Software Engineer, Google Compute Engine

Google Compute Engine provides Persistent Disks to use as the primary block storage for your virtual machine instances. Provisioning the appropriate size of block storage has been a challenge for many cloud and on-premise customers because it requires planning for future data growth and performance needs. When a virtual machine runs out of space, there was no easy way to scale the size of your block storage.

Today we're announcing general availability of online resizing for Persistent Disks. It’s as easy as a button click or a single API call. It doesn’t cause any downtime to Google Compute Engine instances and doesn’t require snapshotting. It applies to all Persistent Disks, including the recently announced 64 TB volumes.

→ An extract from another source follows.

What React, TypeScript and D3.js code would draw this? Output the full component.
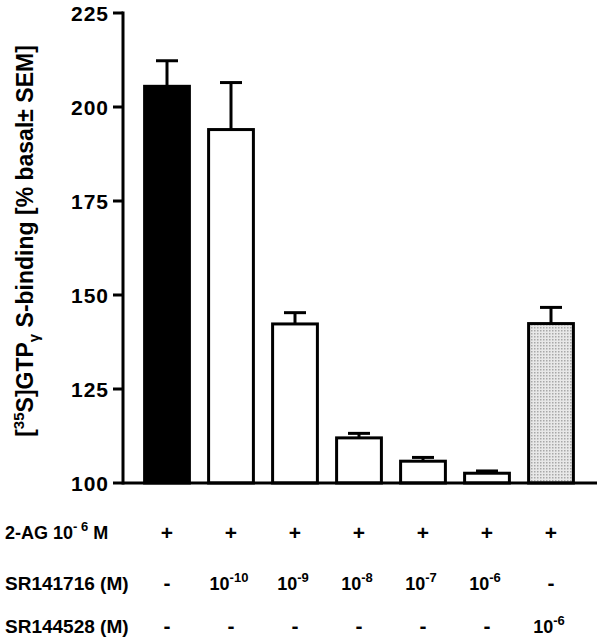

With the introduction of this feature, Persistent Disk capacity planning becomes much simpler. Persistent Disks can be provisioned based on immediate needs and increased in size later when you require more space or performance1. Instead of implementing a complex workflow that would take the system offline — such as snapshot the disk, restore the snapshot to a larger device then bring back online again — there's a single command that makes physical devices larger. The device immediately has higher IOPS and throughput limits. After you resize a disk that's already mounted on a VM instance, resize the file system. Usually it's as simple as running resize2fs on Linux or resizing partitions in Windows Disk Manager.

Internally we've been using online disk resizing with Cloud SQL Second Generation. It has enabled automatic growth of Persistent Disks used by Google Cloud SQL with no downtime.

We hope you enjoy the new feature!

1 Persistent Disk performance depends on the size of the volume and the type of disk you select. Larger volumes can achieve higher I/O levels than smaller volumes.